Writing this second, thoroughly revised edition of a book that first appeared in 2002, this was one of the many changes that struck me, along, of course, with the sheer increase in evidence and changes in ideas that have characterised the past quarter of a century. Prefacing my account with background chapters that look first at the geographical, ecological, and climatic frameworks on which writing about the region’s archaeology inevitably depends, and then at how the history of research has itself changed over the past 170 years, my preference has been to take things as much as possible in chronological sequence. Hopefully, this allows readers to see how things unfolded over time, while drawing them away from longstanding foci on areas like the South African coast to engage with the increasing diversity of research being undertaken elsewhere and simultaneously providing a reasonably comprehensive synthesis of more than three million years of human (and hominin) endeavour. Hopefully, too, the fact that all the illustrations I have used appear in colour wherever this was possible gives a clear sense of what southern African landscapes, sites, and artefacts actually look like.

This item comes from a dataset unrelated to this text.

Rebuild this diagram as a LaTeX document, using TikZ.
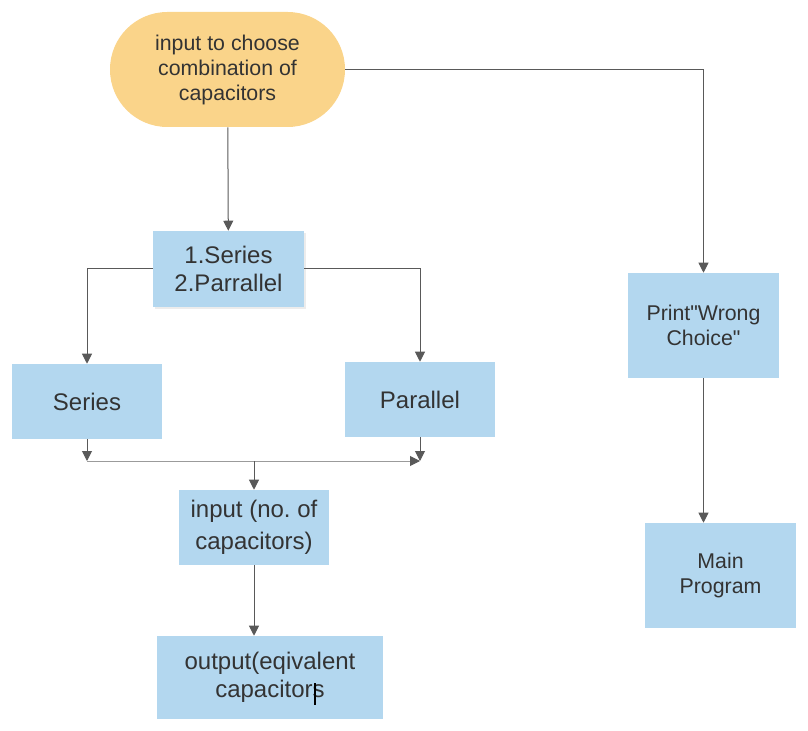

Three weeks from now I shall be speaking at the opening of the biennial meeting of the Association of Southern African Professional Archaeologists at the National University of Lesotho. Forty years on from the start of my own involvement with southern Africa’s archaeology, I look forward to this opportunity of reconnecting with colleagues – especially new, early career researchers – learning still more about the region’s past, and being able to express my thanks in person to everyone in Lesotho who has helped me, and my students, conduct fieldwork there. Above all, I anticipate discovering how much has changed and how much new knowledge has been acquired since I delivered my manuscript to CUP a little under a year ago – and how much southern Africa’s past remains an essential tool for understanding its present and planning for its future.